Sunday, August 17, 2008

Roderick Spode Goes to the Olympics

Mack Hall

Dictators are not as sartorially formal as they used to be. Wodehouse’s fictional Roderick Spode practiced dictator-poses before a framed photograph of Benito Mussolini (as, apparently, did Bill Clinton; notice the pouty lower lip thing). China’s Hu, though, overlord of a larger slave empire than that of the slacker Hitler, forswears uniforms and moustaches and stern looks in favor of nicely-tailored sports coats, benign smiles, and Rotarian back-slaps.

Well, if a man’s going to speed your demise (Hey, Hu, what really happened to the Panchen Lama in 1989 while you were the gauleiter of Tibet, hmmmm? Heart attack, you say?), he might as well wear casual clothes and eye your corpse through designer glasses.

Someday the participation of the democracies in the Peiping / Peking / Beijing games will be viewed with as much embarrassment as showing up at the 1936 Olympics and posing prettily for snapshots beneath all those swastikas. Now, as then, the attitude by visitors and locals alike is very Feldwebel Schultzian: "I know NOTHING!"

Olympic games under tyrannies will never be open about their true athletic endeavors. Behind the gymnastics and basketball and footraces are the eternal competitions of dictators. This year’s winners and losers are:

Conquering Small Nations: Russia over Georgia takes the gold; China over Tibet takes the silver.

Executing Prisoners for the Harvest of Their Organs for Rich People: China by a hair-trigger.

State Religions: The Chinese Patriotic Church Not Associated With That Jew-Plutocrat Outfit in Rome falls to Hugo Chavez’s New and Improved Venezuelan Catholic Church Not Associated With That Jew-Plutocrat Outfit in Rome.
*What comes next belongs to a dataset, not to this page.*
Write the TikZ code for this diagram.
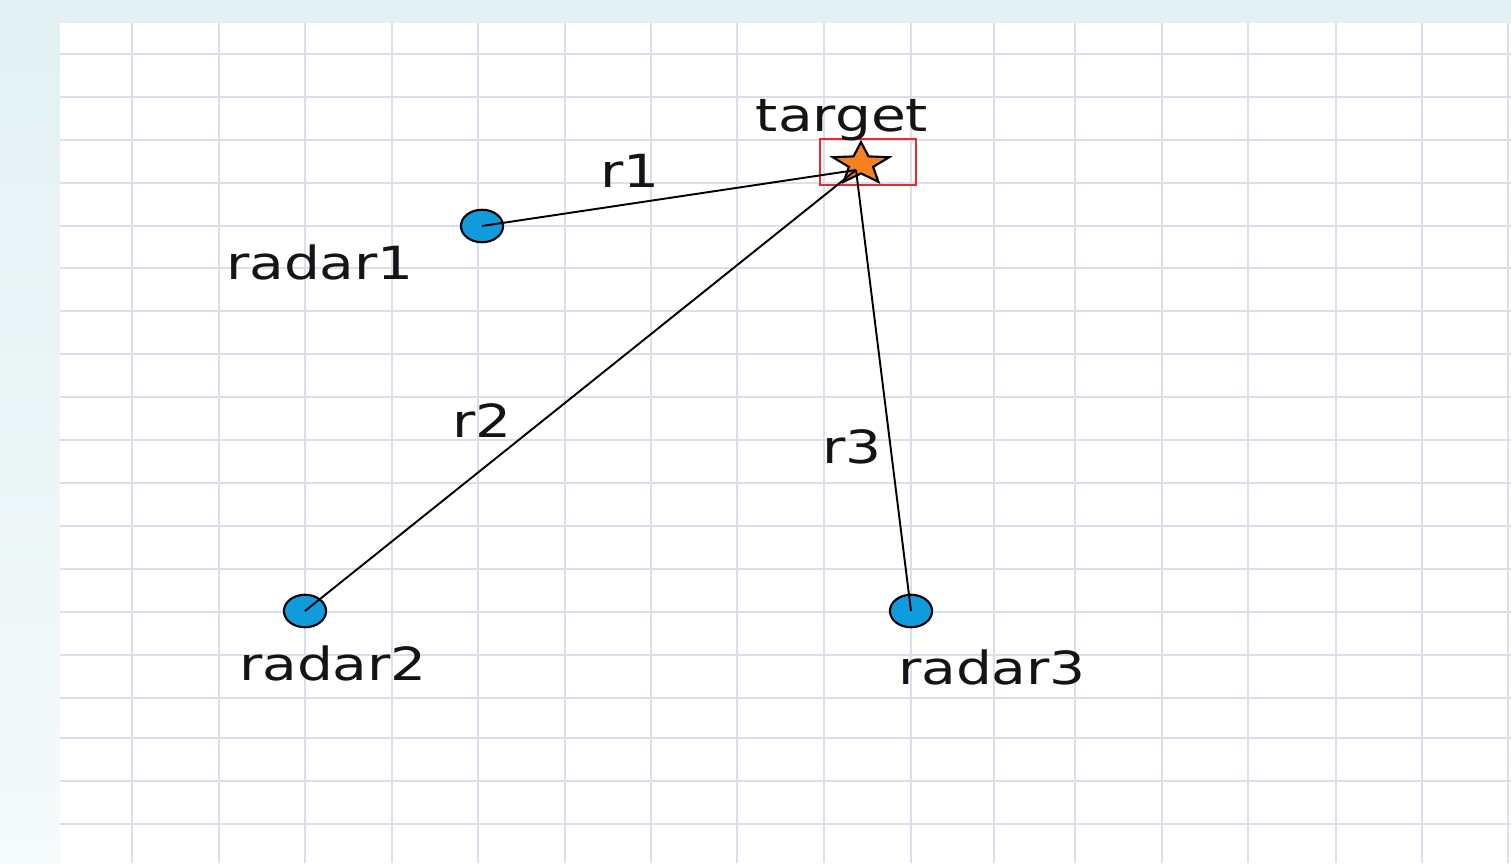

The medals are presented by an Anglican priestess doing liturgical dance to the musical stylings of Dan Shutte.

Murdering Women: Gold: The Taliban, Silver: Al Quaeda, Bronze: Hamas.

Poisoned Foodstuffs Production: Gold: China, Silver: China, Bronze: China.

Blaming America for Everything That’s Wrong in the World: Gold: Russia; Silver, Iran; Bronze: China.

Geekiest Dictator: Gold: North Korea’s Kim Jong-Ill; Silver: Zimbabwe’s Robert Mugabe; Bronze: Russia’s Vladimir Pewwwtin. Dishonorable Mention: Nancy Pelosi (The people can’t afford gas? Let them walk. Congress is dismissed.).

Most Oppressive Regime: Gold: North Korea, Silver: Zimbabwe; Bronze: Canada’s Human Rights Commission (Freedom of speech? Canadians don’t need no stinkin’ freedom of speech!).

The closing ceremonies of the Dictator Olympics will include a musical tribute to Saddamn Hussein along with a slide show of his death camps and his former friends being thrown to their deaths from bridges and buildings.
And now, while much of the world suffers, we return to our feature presentation of Hannah Montana’s latest stupid cell-phone-camera stunt.